◆ **Short task**: Restate each of the lines below word for word and drop every picture.

◆ **Data segment**:

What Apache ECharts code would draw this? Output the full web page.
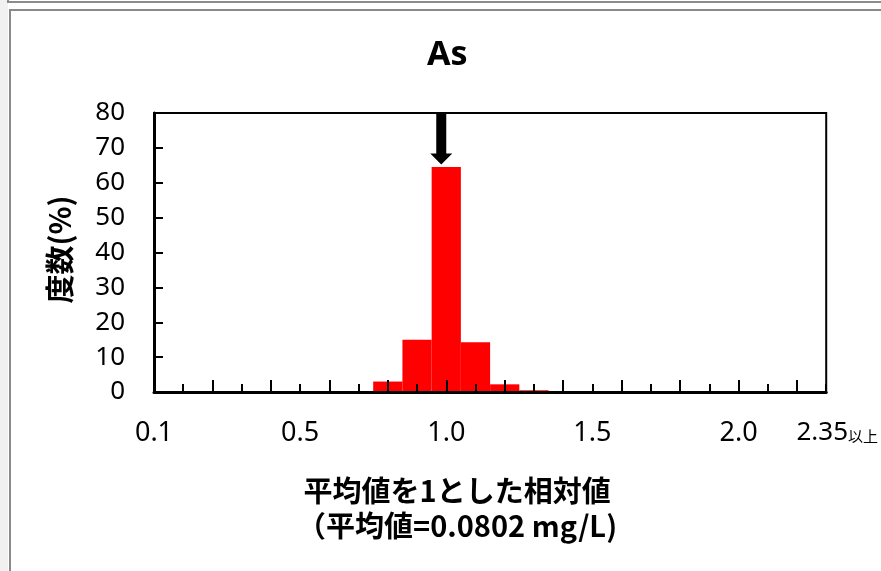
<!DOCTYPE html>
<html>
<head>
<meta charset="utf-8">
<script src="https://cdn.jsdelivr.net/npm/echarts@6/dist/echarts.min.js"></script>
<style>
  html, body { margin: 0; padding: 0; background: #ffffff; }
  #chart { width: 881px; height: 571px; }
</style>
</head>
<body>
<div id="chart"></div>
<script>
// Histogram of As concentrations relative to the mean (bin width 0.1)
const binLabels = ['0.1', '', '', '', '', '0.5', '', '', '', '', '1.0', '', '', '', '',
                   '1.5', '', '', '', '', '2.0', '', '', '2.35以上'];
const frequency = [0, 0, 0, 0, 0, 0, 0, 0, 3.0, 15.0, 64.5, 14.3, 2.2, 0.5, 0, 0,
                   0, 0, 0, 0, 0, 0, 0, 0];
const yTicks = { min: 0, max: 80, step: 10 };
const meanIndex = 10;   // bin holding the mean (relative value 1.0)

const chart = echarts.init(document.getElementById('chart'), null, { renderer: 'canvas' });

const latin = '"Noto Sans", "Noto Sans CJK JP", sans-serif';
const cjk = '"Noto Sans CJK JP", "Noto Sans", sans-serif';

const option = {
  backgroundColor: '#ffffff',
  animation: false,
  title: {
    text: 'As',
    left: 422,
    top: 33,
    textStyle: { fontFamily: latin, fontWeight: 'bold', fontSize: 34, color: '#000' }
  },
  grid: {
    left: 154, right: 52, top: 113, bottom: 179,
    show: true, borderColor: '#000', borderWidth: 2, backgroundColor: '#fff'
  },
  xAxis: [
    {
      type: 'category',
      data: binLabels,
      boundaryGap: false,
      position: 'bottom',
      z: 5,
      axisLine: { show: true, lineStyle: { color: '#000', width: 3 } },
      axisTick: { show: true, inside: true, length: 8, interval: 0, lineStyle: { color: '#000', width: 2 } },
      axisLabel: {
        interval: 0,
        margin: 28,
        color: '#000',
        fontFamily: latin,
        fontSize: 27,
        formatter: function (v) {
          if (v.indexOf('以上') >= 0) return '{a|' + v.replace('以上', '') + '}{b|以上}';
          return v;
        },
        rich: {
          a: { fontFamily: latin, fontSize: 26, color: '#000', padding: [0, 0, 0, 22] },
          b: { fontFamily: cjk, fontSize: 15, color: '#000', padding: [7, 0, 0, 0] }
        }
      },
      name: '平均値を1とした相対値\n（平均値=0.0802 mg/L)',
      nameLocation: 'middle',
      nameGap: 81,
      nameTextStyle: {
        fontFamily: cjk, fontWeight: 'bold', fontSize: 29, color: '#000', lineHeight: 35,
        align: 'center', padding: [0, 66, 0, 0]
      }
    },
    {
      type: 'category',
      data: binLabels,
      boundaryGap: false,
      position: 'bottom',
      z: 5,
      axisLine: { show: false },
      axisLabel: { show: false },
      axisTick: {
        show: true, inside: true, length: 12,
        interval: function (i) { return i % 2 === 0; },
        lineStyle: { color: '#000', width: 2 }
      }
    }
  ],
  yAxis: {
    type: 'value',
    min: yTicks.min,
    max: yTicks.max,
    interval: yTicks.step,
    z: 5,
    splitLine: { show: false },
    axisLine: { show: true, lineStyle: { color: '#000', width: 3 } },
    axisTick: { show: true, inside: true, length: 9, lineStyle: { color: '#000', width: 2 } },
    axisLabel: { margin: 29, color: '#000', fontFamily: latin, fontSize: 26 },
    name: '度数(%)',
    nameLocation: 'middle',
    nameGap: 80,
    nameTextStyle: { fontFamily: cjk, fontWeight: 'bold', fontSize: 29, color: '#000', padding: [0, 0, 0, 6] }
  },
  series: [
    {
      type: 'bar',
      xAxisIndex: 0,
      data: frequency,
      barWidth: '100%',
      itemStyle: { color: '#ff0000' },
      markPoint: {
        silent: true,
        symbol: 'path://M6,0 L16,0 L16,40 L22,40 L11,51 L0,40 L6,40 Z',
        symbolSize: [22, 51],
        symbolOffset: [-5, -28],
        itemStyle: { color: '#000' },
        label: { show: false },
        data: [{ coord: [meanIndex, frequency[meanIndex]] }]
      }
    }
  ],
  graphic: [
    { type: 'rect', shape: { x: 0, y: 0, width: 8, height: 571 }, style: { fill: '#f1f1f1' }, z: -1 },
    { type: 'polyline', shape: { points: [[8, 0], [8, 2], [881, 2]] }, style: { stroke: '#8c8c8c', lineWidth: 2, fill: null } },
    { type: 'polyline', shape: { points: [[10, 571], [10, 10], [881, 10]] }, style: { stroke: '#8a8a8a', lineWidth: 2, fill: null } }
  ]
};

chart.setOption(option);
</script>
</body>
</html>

◆ **Response for this exercise**:
What Apache ECharts code would draw this? Output the full web page.
<!DOCTYPE html>
<html>
<head>
<meta charset="utf-8">
<script src="https://cdn.jsdelivr.net/npm/echarts@6/dist/echarts.min.js"></script>
<style>
  html, body { margin: 0; padding: 0; background: #ffffff; }
  #chart { width: 881px; height: 571px; }
</style>
</head>
<body>
<div id="chart"></div>
<script>
// Histogram of As concentrations relative to the mean (bin width 0.1)
const binLabels = ['0.1', '', '', '', '', '0.5', '', '', '', '', '1.0', '', '', '', '',
                   '1.5', '', '', '', '', '2.0', '', '', '2.35以上'];
const frequency = [0, 0, 0, 0, 0, 0, 0, 0, 3.0, 15.0, 64.5, 14.3, 2.2, 0.5, 0, 0,
                   0, 0, 0, 0, 0, 0, 0, 0];
const yTicks = { min: 0, max: 80, step: 10 };
const meanIndex = 10;   // bin holding the mean (relative value 1.0)

const chart = echarts.init(document.getElementById('chart'), null, { renderer: 'canvas' });

const latin = '"Noto Sans", "Noto Sans CJK JP", sans-serif';
const cjk = '"Noto Sans CJK JP", "Noto Sans", sans-serif';

const option = {
  backgroundColor: '#ffffff',
  animation: false,
  title: {
    text: 'As',
    left: 422,
    top: 33,
    textStyle: { fontFamily: latin, fontWeight: 'bold', fontSize: 34, color: '#000' }
  },
  grid: {
    left: 154, right: 52, top: 113, bottom: 179,
    show: true, borderColor: '#000', borderWidth: 2, backgroundColor: '#fff'
  },
  xAxis: [
    {
      type: 'category',
      data: binLabels,
      boundaryGap: false,
      position: 'bottom',
      z: 5,
      axisLine: { show: true, lineStyle: { color: '#000', width: 3 } },
      axisTick: { show: true, inside: true, length: 8, interval: 0, lineStyle: { color: '#000', width: 2 } },
      axisLabel: {
        interval: 0,
        margin: 28,
        color: '#000',
        fontFamily: latin,
        fontSize: 27,
        formatter: function (v) {
          if (v.indexOf('以上') >= 0) return '{a|' + v.replace('以上', '') + '}{b|以上}';
          return v;
        },
        rich: {
          a: { fontFamily: latin, fontSize: 26, color: '#000', padding: [0, 0, 0, 22] },
          b: { fontFamily: cjk, fontSize: 15, color: '#000', padding: [7, 0, 0, 0] }
        }
      },
      name: '平均値を1とした相対値\n（平均値=0.0802 mg/L)',
      nameLocation: 'middle',
      nameGap: 81,
      nameTextStyle: {
        fontFamily: cjk, fontWeight: 'bold', fontSize: 29, color: '#000', lineHeight: 35,
        align: 'center', padding: [0, 66, 0, 0]
      }
    },
    {
      type: 'category',
      data: binLabels,
      boundaryGap: false,
      position: 'bottom',
      z: 5,
      axisLine: { show: false },
      axisLabel: { show: false },
      axisTick: {
        show: true, inside: true, length: 12,
        interval: function (i) { return i % 2 === 0; },
        lineStyle: { color: '#000', width: 2 }
      }
    }
  ],
  yAxis: {
    type: 'value',
    min: yTicks.min,
    max: yTicks.max,
    interval: yTicks.step,
    z: 5,
    splitLine: { show: false },
    axisLine: { show: true, lineStyle: { color: '#000', width: 3 } },
    axisTick: { show: true, inside: true, length: 9, lineStyle: { color: '#000', width: 2 } },
    axisLabel: { margin: 29, color: '#000', fontFamily: latin, fontSize: 26 },
    name: '度数(%)',
    nameLocation: 'middle',
    nameGap: 80,
    nameTextStyle: { fontFamily: cjk, fontWeight: 'bold', fontSize: 29, color: '#000', padding: [0, 0, 0, 6] }
  },
  series: [
    {
      type: 'bar',
      xAxisIndex: 0,
      data: frequency,
      barWidth: '100%',
      itemStyle: { color: '#ff0000' },
      markPoint: {
        silent: true,
        symbol: 'path://M6,0 L16,0 L16,40 L22,40 L11,51 L0,40 L6,40 Z',
        symbolSize: [22, 51],
        symbolOffset: [-5, -28],
        itemStyle: { color: '#000' },
        label: { show: false },
        data: [{ coord: [meanIndex, frequency[meanIndex]] }]
      }
    }
  ],
  graphic: [
    { type: 'rect', shape: { x: 0, y: 0, width: 8, height: 571 }, style: { fill: '#f1f1f1' }, z: -1 },
    { type: 'polyline', shape: { points: [[8, 0], [8, 2], [881, 2]] }, style: { stroke: '#8c8c8c', lineWidth: 2, fill: null } },
    { type: 'polyline', shape: { points: [[10, 571], [10, 10], [881, 10]] }, style: { stroke: '#8a8a8a', lineWidth: 2, fill: null } }
  ]
};

chart.setOption(option);
</script>
</body>
</html>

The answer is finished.